Wednesday, May 4, 2011

Rex Stout


Stout is my favorite mystery writer. The best. Hands down. No hemming or hawing. I've read all the Nero Wolfe books multiple times, I've cooked from the Nero Wolfe cookbook, I've watched virtually every TV and movie adaptation. I just love them. One of the best things about them, and I wish more of today's authors could do this as well, is that it really doesn't matter where you start. Every one of them is a perfect introduction, and you don't have to have read some other one to figure out who's who and what's what.

The attraction, as with any great mystery series, is the characters. Of course there's Wolfe himself, all seventh of a ton of him, with Fritz and Theodore on the homefront, the legmen Saul, Fred and Orrie, the cigar chomping (but never smoking) Inspector Cramer, among others. But more than anything there is the magical voice of the narrator, Archie Goodwin. As Robert Hughes writes on CriminalElement.com:

"Archie Goodwin's deceptively airy tone often masks a serious treatment of subjects from treason and anti-Semitism to, of course, murder.
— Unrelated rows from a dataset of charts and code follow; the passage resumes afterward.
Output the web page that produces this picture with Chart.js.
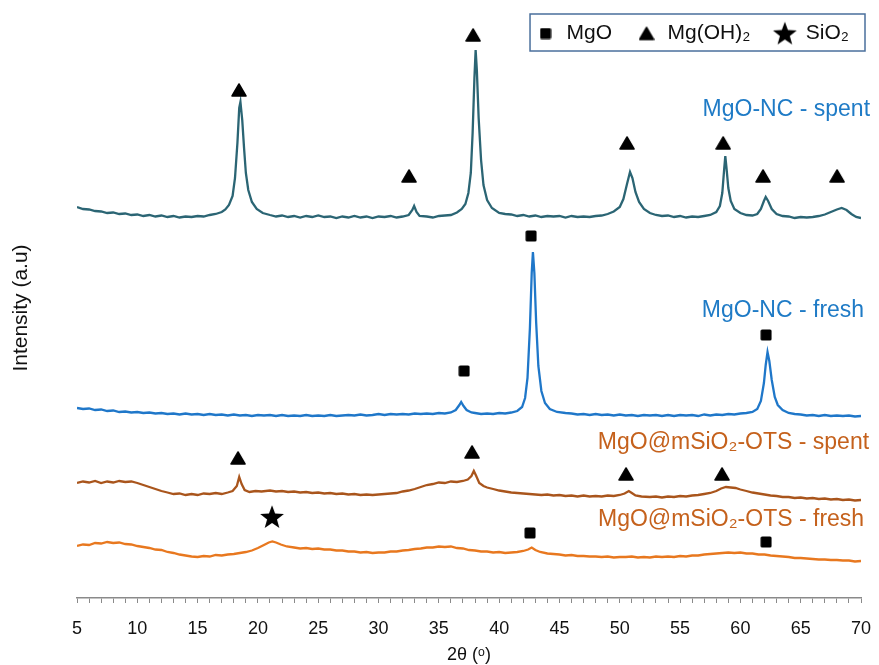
<!DOCTYPE html>
<html>
<head>
<meta charset="utf-8">
<script src="https://cdn.jsdelivr.net/npm/chart.js@4.4.1/dist/chart.umd.min.js"></script>
<style>
  body { margin: 0; background: #fff; }
  #wrap { width: 879px; height: 665px; }
</style>
</head>
<body>
<div id="wrap"><canvas id="myChart"></canvas></div>
<script>
// heights (arbitrary units, curves already offset)
const mgoNcSpent = [[5,391],[5.5,389],[6,388.5],[6.5,387],[7,386.5],[7.5,385],[8,385.5],[8.5,384],[9,384.5],[9.5,383],[10,383.5],[10.5,382],[11,383],[11.5,381.5],[12,382.5],[12.5,381],[13,382],[13.5,380.5],[14,381.5],[14.5,381],[15,382],[15.5,381.5],[16,383],[16.5,384],[17,386],[17.3,388.5],[17.6,393],[17.9,402],[18.1,420],[18.3,455],[18.45,490],[18.55,496],[18.7,478],[18.85,450],[19,425],[19.2,408],[19.5,396],[19.9,389],[20.4,385],[21,383],[21.5,381.5],[22,382.5],[22.5,381],[23,382],[23.5,380.5],[24,382],[24.5,381],[25,382.5],[25.5,381],[26,381.5],[26.5,380],[27,381.5],[27.5,380.5],[28,382],[28.5,380.5],[29,381.5],[29.5,380],[30,381.5],[30.5,381],[31,382],[31.5,380.5],[32,381.5],[32.5,383],[32.8,388],[32.95,392],[33.15,386],[33.4,382],[34,381.5],[34.5,380.5],[35,382],[35.5,382.5],[36,383],[36.5,385.5],[36.9,389],[37.2,394],[37.45,405],[37.65,425],[37.8,465],[37.95,520],[38.05,548],[38.15,528],[38.3,480],[38.5,438],[38.7,413],[39,398],[39.4,390],[40,385],[40.5,384],[41,383.5],[41.5,382],[42,383],[42.5,381.5],[43,382.5],[43.5,381],[44,382],[44.5,381.5],[45,382],[45.5,380.5],[46,382],[46.5,381],[47,381.5],[47.5,381],[48,382],[48.5,382.5],[49,384],[49.5,386.5],[50,391],[50.3,399],[50.6,414],[50.85,426],[51.05,420],[51.3,406],[51.6,396],[52,389],[52.5,385],[53,383],[53.5,382],[54,382.5],[54.5,381],[55,382],[55.5,380.5],[56,381.5],[56.5,381],[57,382],[57.5,383],[58,386],[58.3,392],[58.5,405],[58.65,428],[58.75,442],[58.85,430],[59,410],[59.2,397],[59.5,389],[60,385],[60.5,383],[61,382.5],[61.4,384],[61.7,389],[61.95,397],[62.1,401],[62.3,397],[62.6,389],[63,384],[63.5,382],[64,381.5],[64.5,380],[65,381],[65.5,380.5],[66,381],[66.5,382],[67,383.5],[67.5,386],[68,388.5],[68.4,390],[68.8,388],[69.2,384],[69.6,381],[70,380]];

const mgoNcFresh = [[5,190],[5.5,189],[6,189.5],[6.5,188],[7,188.5],[7.5,187],[8,187.5],[8.5,186],[9,186.5],[9.5,185.5],[10,186],[10.5,185],[11,185.5],[11.5,184.5],[12,185],[12.5,184],[13,184.5],[13.5,183.5],[14,184.5],[14.5,183.5],[15,184],[15.5,183],[16,184],[16.5,183],[17,183.5],[17.5,182.5],[18,183.5],[18.5,182.5],[19,183],[19.5,182],[20,183],[20.5,182.5],[21,183],[21.5,182],[22,183],[22.5,182],[23,182.5],[23.5,182],[24,183],[24.5,182],[25,182.5],[25.5,182],[26,183],[26.5,182],[27,182.5],[27.5,183],[28,182.5],[28.5,183.5],[29,182.5],[29.5,183],[30,184],[30.5,183],[31,184],[31.5,183.5],[32,184],[32.5,183.5],[33,184.5],[33.5,184],[34,184.5],[34.5,184],[35,185],[35.5,184.5],[36,185.5],[36.4,188],[36.7,193],[36.85,196],[37.05,192],[37.3,188],[37.7,185.5],[38,185],[38.5,184],[39,184.5],[39.5,184],[40,185],[40.5,184.5],[41,185.5],[41.5,187],[41.9,191],[42.15,200],[42.35,220],[42.55,270],[42.7,325],[42.8,346],[42.92,325],[43.07,275],[43.25,232],[43.5,207],[43.8,195],[44.2,189],[44.8,186],[45.5,185],[46,184.5],[46.5,183.5],[47,184],[47.5,183],[48,184],[48.5,183],[49,183.5],[49.5,182.5],[50,183.5],[50.5,182.5],[51,183],[51.5,182],[52,183],[52.5,182.5],[53,183],[53.5,182],[54,183],[54.5,182],[55,183],[55.5,182.5],[56,183],[56.5,182],[57,183.5],[57.5,182.5],[58,183.5],[58.5,183],[59,184],[59.5,183.5],[60,184.5],[60.5,185],[61,186],[61.4,189],[61.7,197],[61.95,215],[62.1,233],[62.25,246],[62.4,237],[62.6,218],[62.85,201],[63.1,193],[63.5,188],[64,185],[64.5,184],[65,183.5],[65.5,182.5],[66,183],[66.5,182],[67,183],[67.5,182],[68,182.5],[68.5,182],[69,182.5],[69.5,181.5],[70,182]];

const otsSpent = [[5,115],[5.5,116.5],[6,115.5],[6.5,117],[7,115],[7.5,116.5],[8,115.5],[8.5,117],[9,116],[9.5,116.5],[10,115],[10.5,113],[11,111],[11.5,109],[12,107],[12.5,105.5],[13,104],[13.5,104.5],[14,103],[14.5,104],[15,103],[15.5,104.5],[16,104],[16.5,105],[17,104],[17.5,105.5],[17.9,107],[18.25,112],[18.45,121],[18.65,114],[18.9,108],[19.3,106],[19.8,107],[20.3,106.5],[21,107.5],[21.5,106.5],[22,107],[22.5,106],[23,106.5],[23.5,105.5],[24,106],[24.5,105],[25,105.5],[25.5,104.5],[26,105],[26.5,104],[27,104.5],[27.5,103.5],[28,104],[28.5,103],[29,103.5],[29.5,103],[30,103.5],[30.5,104],[31,104.5],[31.5,105],[32,106.5],[32.5,107.5],[33,109],[33.5,111],[34,113],[34.5,114],[35,115.5],[35.5,115],[36,116.5],[36.5,116],[37,117],[37.4,118.5],[37.7,122],[37.9,127],[38.1,122],[38.35,115],[38.7,112],[39,110.5],[39.5,109],[40,107.5],[40.5,106.5],[41,105.5],[41.5,105],[42,104.5],[42.5,104],[43,103.5],[43.5,103],[44,103.5],[44.5,102.5],[45,103],[45.5,102],[46,102.5],[46.5,101.5],[47,102.5],[47.5,101.5],[48,102],[48.5,101.5],[49,102.5],[49.5,102],[50,103],[50.4,104.5],[50.75,107],[51,105],[51.3,102.5],[51.8,101.5],[52.5,101],[53,101.5],[53.5,100.5],[54,101.5],[54.5,101],[55,102],[55.5,101.5],[56,102.5],[56.5,103],[57,104],[57.5,105],[58,107],[58.4,109.5],[58.8,111],[59.2,110.5],[59.6,110],[60,108.5],[60.5,107],[61,105.5],[61.5,104.5],[62,103.5],[62.5,102.5],[63,102],[63.5,101],[64,101],[64.5,100],[65,100.5],[65.5,99.5],[66,100],[66.5,99],[67,99.5],[67.5,98.5],[68,99],[68.5,98],[69,98.5],[69.5,97.5],[70,98]];

const otsFresh = [[5,52],[5.5,53.5],[6,53],[6.5,55],[7,54.5],[7.5,56],[8,55],[8.5,55.5],[9,54],[9.5,53.5],[10,52],[10.5,51],[11,50],[11.5,48.5],[12,48],[12.5,46],[13,45],[13.5,43.5],[14,42.5],[14.5,41.5],[15,41],[15.5,42],[16,41.5],[16.5,43],[17,42.5],[17.5,43.5],[18,44],[18.5,45],[19,46],[19.5,47.5],[20,50],[20.5,53],[20.9,55.5],[21.2,56.5],[21.5,55.5],[21.9,53.5],[22.4,51.5],[23,50.5],[23.5,49.5],[24,50],[24.5,49],[25,49.5],[25.5,48.5],[26,48.5],[26.5,47.5],[27,47.5],[27.5,46.5],[28,46.5],[28.5,45.5],[29,46],[29.5,45],[30,45.5],[30.5,45.5],[31,46.5],[31.5,46.5],[32,47.5],[32.5,48],[33,49],[33.5,49.5],[34,50.5],[34.5,50.5],[35,51.5],[35.5,51],[36,51.5],[36.5,50],[37,49.5],[37.5,48],[38,47.5],[38.5,46.5],[39,46.5],[39.5,45.5],[40,46],[40.5,45],[41,45.5],[41.5,46],[42,47],[42.4,48.5],[42.7,50.5],[43,48],[43.4,46],[44,44.5],[44.5,44],[45,43.5],[45.5,42.5],[46,43],[46.5,42],[47,42],[47.5,41.5],[48,41.5],[48.5,41],[49,41.5],[49.5,40.5],[50,41],[50.5,41],[51,41.5],[51.5,40.5],[52,41],[52.5,40.5],[53,41.5],[53.5,41],[54,41.5],[54.5,41],[55,42],[55.5,41.5],[56,42.5],[56.5,42.5],[57,43.5],[57.5,44],[58,44.5],[58.5,45],[59,45.5],[59.5,45],[60,45.5],[60.5,44.5],[61,44.5],[61.5,43.5],[62,43.5],[62.5,42.5],[63,42],[63.5,41.5],[64,41],[64.5,40],[65,40],[65.5,39.5],[66,39],[66.5,38.5],[67,38.5],[67.5,38],[68,38],[68.5,37.5],[69,37.5],[69.5,36.5],[70,37]];

// phase markers above the peaks
const mgoMarks = [[37.1,227],[42.65,362],[62.13,263],[42.56,65],[62.13,56]];
const mgoh2Marks = [[18.43,508],[32.53,422],[37.84,563],[50.6,455],[58.57,455],[61.88,422],[68.02,422],[18.35,140],[37.75,146],[50.52,124],[58.48,124]];
const sio2Marks = [[21.17,81]];

const curveLabels = ['MgO-NC - spent', 'MgO-NC - fresh', 'MgO@mSiO₂-OTS - spent', 'MgO@mSiO₂-OTS - fresh'];
const labelX = [70.75, 70.26, 70.67, 70.26];
const labelY = [488, 287, 155, 78];
const labelColors = ['#1f7bc6', '#1f7bc6', '#c5611c', '#c5611c'];

const FONT = '"Liberation Sans", Arial, sans-serif';

// marker glyphs as small canvases so sizes can differ
function makeMark(kind) {
    const c = document.createElement('canvas');
    const s = kind === 'star' ? 26 : (kind === 'tri' ? 16 : 12);
    c.width = s; c.height = s;
    const g = c.getContext('2d');
    g.fillStyle = '#000';
    if (kind === 'square') {
        g.beginPath();
        g.roundRect(0.5, 0.5, 11, 11, 1.5);
        g.fill();
    } else if (kind === 'tri') {
        g.beginPath();
        g.moveTo(8, 2); g.lineTo(15, 14); g.lineTo(1, 14);
        g.closePath();
        g.lineJoin = 'round'; g.lineWidth = 1.5; g.strokeStyle = '#000';
        g.fill(); g.stroke();
    } else {
        g.beginPath();
        for (let i = 0; i < 10; i++) {
            const r = i % 2 === 0 ? 12.5 : 5.2;
            const a = -Math.PI / 2 + i * Math.PI / 5;
            g.lineTo(13 + r * Math.cos(a), 13.8 + r * Math.sin(a));
        }
        g.closePath();
        g.fill();
    }
    return c;
}
const squareImg = makeMark('square');
const triImg = makeMark('tri');
const starImg = makeMark('star');

function lineSet(label, pts, color) {
    return {
        type: 'line', label: label,
        data: pts.map(p => ({x: p[0], y: p[1]})),
        borderColor: color, borderWidth: 2.3, pointRadius: 0,
        tension: 0, fill: false
    };
}
function markSet(label, pts, img) {
    return {
        type: 'scatter', label: label,
        data: pts.map(p => ({x: p[0], y: p[1]})),
        pointStyle: img, backgroundColor: '#000', borderColor: '#000',
        clip: false
    };
}

// legend sits inside the top margin: it only reserves 4px in the layout
const legendBox = {
    id: 'legendBox',
    beforeUpdate(chart) {
        const lg = chart.legend;
        if (lg && !lg._shrunk) {
            const fit = lg.fit;
            lg.fit = function () { fit.call(this); this._fullH = this.height; this.height = 4; };
            lg._shrunk = true;
        }
    },
    afterLayout(chart) {
        const lg = chart.legend;
        if (lg && lg._fullH) {
            lg.top = -1;
            lg.height = lg._fullH;
            lg.bottom = lg.top + lg._fullH;
            lg.right = chart.width - 6;
        }
    },
    afterDraw(chart) {
        const ctx = chart.ctx;
        const hb = chart.legend.legendHitBoxes;
        if (!hb || !hb.length) return;
        const left = Math.min(...hb.map(b => b.left)) - 5;
        const right = Math.max(...hb.map(b => b.left + b.width)) + 16;
        ctx.save();
        ctx.strokeStyle = '#4a6f9c';
        ctx.lineWidth = 1.5;
        ctx.strokeRect(left, 14, right - left, 37);
        ctx.restore();
    }
};

const curveText = {
    id: 'curveText',
    afterDatasetsDraw(chart) {
        const ctx = chart.ctx;
        const xs = chart.scales.x, ys = chart.scales.y;
        ctx.save();
        ctx.font = '23px ' + FONT;
        ctx.textAlign = 'right';
        ctx.textBaseline = 'middle';
        curveLabels.forEach((t, i) => {
            ctx.fillStyle = labelColors[i];
            ctx.fillText(t, xs.getPixelForValue(labelX[i]), ys.getPixelForValue(labelY[i]));
        });
        ctx.restore();
    }
};

const ctx = document.getElementById('myChart').getContext('2d');
const myChart = new Chart(ctx, {
    data: {
        datasets: [
            markSet('MgO', mgoMarks, squareImg),
            markSet('Mg(OH)₂', mgoh2Marks, triImg),
            markSet('SiO₂', sio2Marks, starImg),
            lineSet('MgO-NC - spent', mgoNcSpent, '#2b6574'),
            lineSet('MgO-NC - fresh', mgoNcFresh, '#1f77c9'),
            lineSet('MgO@mSiO₂-OTS - spent', otsSpent, '#a9551c'),
            lineSet('MgO@mSiO₂-OTS - fresh', otsFresh, '#e8781f')
        ]
    },
    options: {
        responsive: true,
        maintainAspectRatio: false,
        animation: false,
        layout: { padding: { top: 14, right: 18, bottom: 0, left: 0 } },
        plugins: {
            legend: {
                position: 'top',
                align: 'end',
                labels: {
                    usePointStyle: true,
                    filter: item => item.datasetIndex < 3,
                    font: { size: 21, family: FONT },
                    color: '#111',
                    padding: 24
                }
            },
            tooltip: { enabled: false }
        },
        scales: {
            x: {
                type: 'linear', min: 5, max: 70,
                ticks: {
                    stepSize: 1, autoSkip: false, maxRotation: 0,
                    callback: v => (v % 5 === 0 ? v : ''),
                    color: '#111', font: { size: 18, family: FONT, lineHeight: 1 }, padding: 17
                },
                grid: { drawOnChartArea: false, drawTicks: true, tickLength: 5, color: '#8a8a8a' },
                border: { color: '#8a8a8a', width: 1.5 },
                title: {
                    display: true, text: '2θ (ᵒ)', color: '#111',
                    font: { size: 18, family: FONT, lineHeight: 1 }, padding: { top: 9, bottom: 1 }
                },
                afterFit: s => { s.height = 67; s.paddingLeft = 0; s.paddingRight = 0; }
            },
            y: {
                min: 0, max: 580,
                ticks: { display: false },
                grid: { display: false },
                border: { display: false },
                title: {
                    display: true, text: 'Intensity (a.u)', color: '#111',
                    font: { size: 21, family: FONT }, padding: { top: 9, bottom: 0 }
                },
                afterFit: s => { s.width = 77; }
            }
        }
    },
    plugins: [legendBox, curveText]
});
</script>
</body>
</html>
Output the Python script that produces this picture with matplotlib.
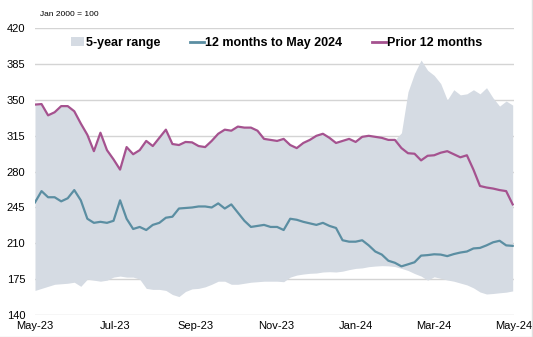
import matplotlib
matplotlib.use("Agg")
import matplotlib.pyplot as plt
import matplotlib.dates as mdates
from matplotlib.lines import Line2D
from matplotlib.patches import Patch
import pandas as pd

plt.rcParams['font.family'] = ['Liberation Sans', 'DejaVu Sans']

# index, Jan 2000 = 100, sampled every 5 days from 1 May 2023
start_date = '2023-05-01'
n_points = 74

prior_12m = [345.5, 346, 335, 338, 344, 344, 339, 327, 316, 300, 318, 301, 292, 282, 304, 297, 301, 310, 305,
             313, 321, 307, 306, 309, 308.6, 305, 304, 310, 317, 321, 320, 324, 323, 323, 320, 312, 311,
             310, 312, 306, 303, 308, 311, 315, 317, 313, 308, 310, 312, 309, 314, 315, 314, 313, 311, 311,
             303, 298, 297.5, 291, 295.5, 296, 298.5, 300, 297, 294, 296, 282, 266, 264.5, 263.5, 262, 261, 248]

last_12m = [250, 261, 255, 255, 251, 254, 262, 252, 234, 230, 231, 230, 232, 252, 234, 224, 226, 223, 228,
            230, 235, 236, 244, 244.5, 245, 246, 246, 245, 249, 244, 248, 240, 232, 226, 227, 228, 226,
            226, 223, 234, 233, 231, 229.5, 228, 230, 227, 225, 213, 211.6, 211.6, 213, 208, 202, 199, 193, 191,
            187.5, 189.5, 191.5, 198, 198.5, 199.3, 199, 197.5, 199.5, 201, 202, 205, 205.5, 208, 211, 212.5, 208, 207.5]

range_low = [164, 166, 168, 170, 170.5, 171, 172, 168, 175, 174, 173, 174, 177, 178, 177, 177, 175, 166, 165,
             165, 164, 160, 158, 163, 165.5, 166, 167.5, 170, 173, 173, 170, 170, 171, 172, 172.5, 173, 173,
             173, 172.5, 177, 179, 180, 180.7, 181, 182, 182.3, 182, 182.8, 184.3, 185.5, 186, 187.2, 187.8, 188.2, 188, 187.3,
             185.5, 183.5, 180.5, 178, 174, 177.3, 175.8, 174.2, 173, 171.2, 169.4, 166.5, 162.5, 160.5, 161, 161.7, 162.3, 163.5]

# top of range follows the prior-12-months line until the March spike
range_high_spike = [318, 358, 376, 389, 379, 374, 366, 350, 360, 355, 356, 360, 356, 362, 352, 344, 349, 345]
range_high = prior_12m[:n_points - len(range_high_spike)] + range_high_spike

yticks = [140, 175, 210, 245, 280, 315, 350, 385, 420]

fill_col = '#d5dbe3'
teal = '#5b8ea2'
purple = '#a5528f'
grid_col = '#d4d4d4'

dates = pd.date_range(start_date, periods=n_points, freq='5D')

fig = plt.figure(figsize=(5.33, 3.37), dpi=100)
ax = fig.add_axes([35 / 533, 1 - 315 / 337, 479 / 533, 286.7 / 337])

ax.fill_between(dates, range_low, range_high, color=fill_col, lw=0, zorder=2)
ax.plot(dates, last_12m, color=teal, lw=1.6, zorder=3)
ax.plot(dates, prior_12m, color=purple, lw=1.6, zorder=3)

ax.set_ylim(140, 420)
ax.set_yticks(yticks)
ax.set_xlim(pd.Timestamp('2023-05-01'), pd.Timestamp('2024-05-01'))
ax.xaxis.set_major_locator(mdates.MonthLocator(bymonth=[1, 3, 5, 7, 9, 11]))
ax.xaxis.set_major_formatter(mdates.DateFormatter('%b-%y'))

ax.grid(axis='y', color=grid_col, lw=1)
ax.set_axisbelow(True)
for s in ax.spines.values():
    s.set_visible(False)
ax.tick_params(axis='y', length=0, pad=7, labelsize=8)
ax.tick_params(axis='x', length=0, pad=4, labelsize=8)

handles = [Patch(facecolor=fill_col, edgecolor='none'),
           Line2D([], [], color=teal, lw=2),
           Line2D([], [], color=purple, lw=2)]
labels = ['5-year range', '12 months to May 2024', 'Prior 12 months']
ax.legend(handles, labels, loc='center', bbox_to_anchor=(0.504, 0.949), ncol=3,
          frameon=False, prop={'weight': 'bold', 'size': 9}, handlelength=1.1,
          handleheight=0.7, handletextpad=0.1, columnspacing=2.4, borderaxespad=0)

fig.text(40 / 533, 1 - 15 / 337, 'Jan 2000 = 100', fontsize=6, va='center', ha='left')

# faint frame on the right and bottom edges
fig.add_artist(Line2D([531.5 / 533, 531.5 / 533], [0, 1], color='#e0e0e0', lw=1))
fig.add_artist(Line2D([0, 1], [0.5 / 337, 0.5 / 337], color='#e0e0e0', lw=1))

fig.savefig('out.png', dpi=100)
It's Archie we want to read. It's Archie who describes Wolfe's eccentricities, his splendid repasts, his choleric outbursts, his obsessions with orchid-growing. Were these described in the third-person, we'd have an interesting, but perhaps somewhat two-dimensional character, an assemblage of tics. But from Archie's perspective, and through Stout’s prose, we have an unforgettable personage, a true original."